Why It’s More Than Just a Smart CLI
At first glance, Treasure Code might look like any other AI-powered interface—point a tool like Cursor at a database, add natural language, and call it done. But the real innovation lies in how it inherits Treasure Data’s existing access controls and permission structures. Most AI query tools run with whatever privileges the API key provides, turning every command into a potential security risk. Treasure Code, by contrast, enforces the same restrictions as the platform itself: a user can’t query data they don’t already have access to, and PII remains protected regardless of how the command is phrased.

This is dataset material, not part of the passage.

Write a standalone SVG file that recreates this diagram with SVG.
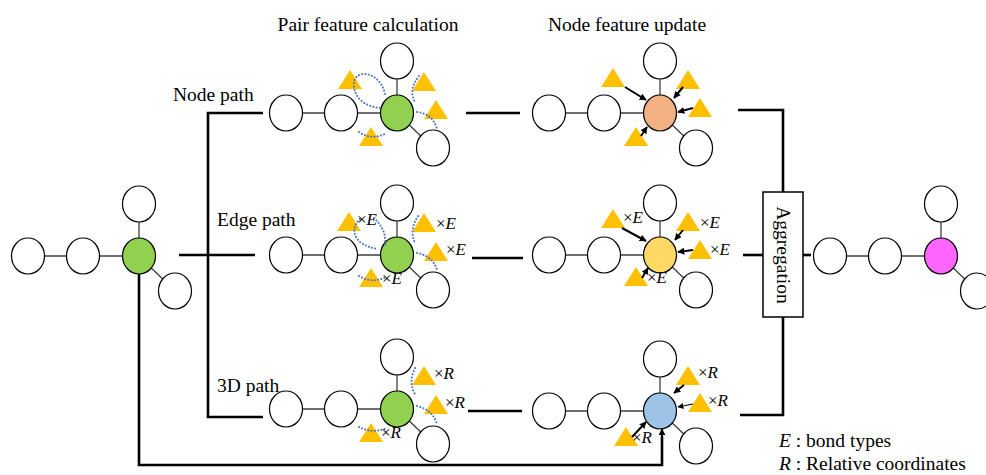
<svg xmlns="http://www.w3.org/2000/svg" xmlns:xlink="http://www.w3.org/1999/xlink" width="986" height="475" viewBox="0 0 986 475">
<style>
text{font-family:"Liberation Serif","Times New Roman",serif;fill:#000}
.t{font-size:19.5px}
.m{font-size:17px}
.atom{stroke:#000;stroke-width:1.2}
.w{fill:#fff}
.bond{stroke:#404040;stroke-width:1.3;fill:none}
.thick{stroke:#000;stroke-width:2.6;fill:none}
.arr{stroke:#000;stroke-width:2;fill:none;marker-end:url(#ah)}
.arrt{stroke:#000;stroke-width:1.2;fill:none;marker-end:url(#ah2)}
.dot{stroke:#4472C4;stroke-width:2;fill:none;stroke-dasharray:0.1 3.2;stroke-linecap:round}
.tri{fill:#FFC000}
</style>
<defs>
<marker id="ah" viewBox="0 0 10 10" refX="9" refY="5" markerWidth="3.5" markerHeight="3.5" orient="auto"><path d="M0,0 L10,5 L0,10 Z" fill="#000"/></marker>
<marker id="ah2" viewBox="0 0 10 10" refX="9" refY="5" markerWidth="5" markerHeight="5" orient="auto"><path d="M0,0 L10,5 L0,10 Z" fill="#000"/></marker>
<g id="mol">
<path class="bond" d="M-111,0 H0 M0,0 V-52 M0,0 L36,35"/>
<ellipse class="atom w" cx="-111" cy="0" rx="16.5" ry="18"/>
<ellipse class="atom w" cx="-56" cy="0" rx="16.5" ry="18"/>
<ellipse class="atom w" cx="0" cy="-52" rx="16.5" ry="18"/>
<ellipse class="atom w" cx="36" cy="35" rx="16.5" ry="18"/>
</g>
<path id="tri" class="tri" d="M0,-10 L12,9 L-12,9 Z"/>
</defs>

<g id="titles">
<text class="t" x="368" y="31" text-anchor="middle">Pair feature calculation</text>
<text class="t" x="627" y="31" text-anchor="middle">Node feature update</text>
<text class="t" x="173" y="101">Node path</text>
<text class="t" x="217" y="226">Edge path</text>
<text class="t" x="217" y="392">3D path</text>
</g>

<g id="connectors">
<path class="thick" d="M179,255 H255"/>
<path class="thick" d="M263,113 H208 V417 H263"/>
<path class="thick" d="M466,113 H520"/>
<path class="thick" d="M472,258 H523"/>
<path class="thick" d="M468,411 H522"/>
<path class="thick" d="M738,110 H783 V192"/>
<path class="thick" d="M743,255 H763"/>
<path class="thick" d="M740,415 H783 V317"/>
<path class="thick" d="M803,255 H811"/>
<path class="thick" d="M139,274 V465 H662 V436"/>
<path class="arr" d="M662,440 V429"/>
</g>

<g id="aggregation">
<rect x="763" y="192" width="40" height="125" fill="#fff" stroke="#000" stroke-width="1.5"/>
<text class="t" transform="translate(783,255) rotate(90)" text-anchor="middle" dominant-baseline="central">Aggregation</text>
</g>

<g id="mol-input">
<use xlink:href="#mol" transform="translate(139,256)"/>
<ellipse class="atom" cx="139" cy="256" rx="16.5" ry="18" fill="#92D050"/>
</g>

<g id="pair-node">
<use xlink:href="#mol" transform="translate(397,113)"/>
<ellipse class="atom" cx="397" cy="113" rx="16.5" ry="18" fill="#92D050"/>
<use xlink:href="#tri" x="350" y="80"/>
<use xlink:href="#tri" x="424" y="82"/>
<use xlink:href="#tri" x="436" y="110"/>
<use xlink:href="#tri" x="371" y="137"/>
<path class="dot" d="M385,94 C380,70 352,68 354,86 C355,100 368,107 380,108"/>
<path class="dot" d="M419,76 Q408,90 415,102"/>
<path class="dot" d="M417,112 Q433,114 437,129"/>
<path class="dot" d="M359,132 Q372,141 387,133"/>
</g>

<g id="update-node">
<use xlink:href="#mol" transform="translate(660,113)"/>
<ellipse class="atom" cx="660" cy="113" rx="16.5" ry="18" fill="#F4B183"/>
<use xlink:href="#tri" x="613" y="78"/>
<use xlink:href="#tri" x="688" y="80"/>
<use xlink:href="#tri" x="700" y="108"/>
<use xlink:href="#tri" x="636" y="137"/>
<path class="arr" d="M625,87 L646,100"/>
<path class="arr" d="M683,87 L674,98"/>
<path class="arr" d="M693,108 L678,112"/>
<path class="arr" d="M641,136 L647,127"/>
</g>

<g id="pair-edge">
<use xlink:href="#mol" transform="translate(397,255)"/>
<ellipse class="atom" cx="397" cy="255" rx="16.5" ry="18" fill="#92D050"/>
<use xlink:href="#tri" x="349" y="222"/>
<use xlink:href="#tri" x="424" y="223"/>
<use xlink:href="#tri" x="436" y="252"/>
<use xlink:href="#tri" x="371" y="278"/>
<path class="dot" d="M360,219 C350,228 352,245 378,249"/>
<path class="dot" d="M374,218 Q387,230 385,245"/>
<path class="dot" d="M418,216 Q409,230 415,243"/>
<path class="dot" d="M417,253 Q433,256 437,270"/>
<path class="dot" d="M359,276 Q372,284 386,277"/>
<text class="m" x="357" y="225">×<tspan font-style="italic">E</tspan></text>
<text class="m" x="436" y="229">×<tspan font-style="italic">E</tspan></text>
<text class="m" x="446" y="255">×<tspan font-style="italic">E</tspan></text>
<text class="m" x="382" y="284">×<tspan font-style="italic">E</tspan></text>
</g>

<g id="update-edge">
<use xlink:href="#mol" transform="translate(660,255)"/>
<ellipse class="atom" cx="660" cy="255" rx="16.5" ry="18" fill="#FFD966"/>
<use xlink:href="#tri" x="613" y="219"/>
<use xlink:href="#tri" x="688" y="222"/>
<use xlink:href="#tri" x="700" y="250"/>
<use xlink:href="#tri" x="636" y="277"/>
<path class="arr" d="M622,228 L646,241"/>
<path class="arr" d="M683,230 L675,240"/>
<path class="arr" d="M693,250 L678,252"/>
<path class="arr" d="M642,278 L648,268"/>
<text class="m" x="623" y="223">×<tspan font-style="italic">E</tspan></text>
<text class="m" x="700" y="228">×<tspan font-style="italic">E</tspan></text>
<text class="m" x="710" y="255">×<tspan font-style="italic">E</tspan></text>
<text class="m" x="647" y="283">×<tspan font-style="italic">E</tspan></text>
</g>

<g id="pair-3d">
<use xlink:href="#mol" transform="translate(397,409)"/>
<ellipse class="atom" cx="397" cy="409" rx="16.5" ry="18" fill="#92D050"/>
<use xlink:href="#tri" x="424" y="376"/>
<use xlink:href="#tri" x="436" y="405"/>
<use xlink:href="#tri" x="371" y="433"/>
<path class="dot" d="M415,368 Q408,382 415,394"/>
<path class="dot" d="M417,406 Q433,410 437,424"/>
<path class="dot" d="M359,427 Q372,434 387,428"/>
<text class="m" x="434" y="379">×<tspan font-style="italic">R</tspan></text>
<text class="m" x="445" y="408">×<tspan font-style="italic">R</tspan></text>
<text class="m" x="381" y="438">×<tspan font-style="italic">R</tspan></text>
</g>

<g id="update-3d">
<use xlink:href="#mol" transform="translate(660,411)"/>
<ellipse class="atom" cx="660" cy="411" rx="16.5" ry="18" fill="#9DC3E6"/>
<use xlink:href="#tri" x="688" y="376"/>
<use xlink:href="#tri" x="700" y="403"/>
<use xlink:href="#tri" x="626" y="437"/>
<path class="arr" d="M684,385 L674,393"/>
<path class="arrt" d="M693,404 L678,407"/>
<path class="arr" d="M632,437 L646,422"/>
<text class="m" x="698" y="378">×<tspan font-style="italic">R</tspan></text>
<text class="m" x="708" y="406">×<tspan font-style="italic">R</tspan></text>
<text class="m" x="632" y="443">×<tspan font-style="italic">R</tspan></text>
</g>

<g id="mol-output">
<use xlink:href="#mol" transform="translate(941,256)"/>
<ellipse class="atom" cx="941" cy="256" rx="16.5" ry="18" fill="#FF66FF"/>
</g>

<g id="legend">
<text class="t" x="779" y="447"><tspan font-style="italic">E</tspan> : bond types</text>
<text class="t" x="779" y="470"><tspan font-style="italic">R</tspan> : Relative coordinates</text>
</g>
</svg>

The second key difference is orchestration. While generic AI tools might execute a single query or analysis, Treasure Code connects to Treasure Data’s AI Agent Foundry, allowing it to coordinate complex workflows across segmentation, reporting, and activation—all in one command. It’s the difference between asking an AI to run an analysis and having it automatically trigger follow-up actions based on the results.
The Unplanned Lessons
Not everything went as planned. Treasure Data initially assumed the tool would remain internal while the team refined its approach. Instead, customers discovered it organically—more than 100 companies and nearly 1,000 users adopted it within two weeks, with no marketing push. The result? A compliance gap. The product wasn’t yet certified under Treasure Data’s Trust AI program, leaving the company scrambling to retroactively validate something already in use.
Another challenge emerged when non-engineering teams—like customer success managers and account directors—began submitting custom skills. Without clear guidelines on what would get approved, the backlog grew as submissions hit access policy roadblocks. The lesson? Governance isn’t just about preventing bad outcomes—it’s about defining what good outcomes look like before the system is exposed to broader use.
Where It Stands Today
Early adopters like Thomson Reuters have found value in Treasure Code’s speed and flexibility, particularly for tasks like audience segmentation that would otherwise require custom development. The feedback has centered on extensibility—how easily the tool can be adapted to new use cases—but also on a gap Treasure Data is still addressing: guidance on AI maturity. The product doesn’t yet tell users who should use it, what they should build first, or how to structure access across different skill levels. Flores sees this as the next frontier: AI that not only enables rapid development but also guides organizations on how to use it effectively.
For engineering leaders evaluating AI-driven tools, the Treasure Data experience offers three critical takeaways
- Governance must precede the code. Without platform-level controls, AI-generated outputs become a compliance liability. The faster the development, the more critical the guardrails.
- Automated quality gates are non-negotiable at scale. Human review is essential, but it should be the final check—not the primary mechanism. AI can enforce consistency and policy compliance across every pull request without fatigue.
- Organic adoption will happen faster than you think. If the tool works, users will find it before you’re ready. The compliance and operational gaps Treasure Data faced are a direct result of underestimating this reality.
The takeaway isn’t that AI can replace human engineers—it’s that humans must design the systems AI can trust. Speed is meaningless without structure. And in the world of production-grade SaaS, structure is everything.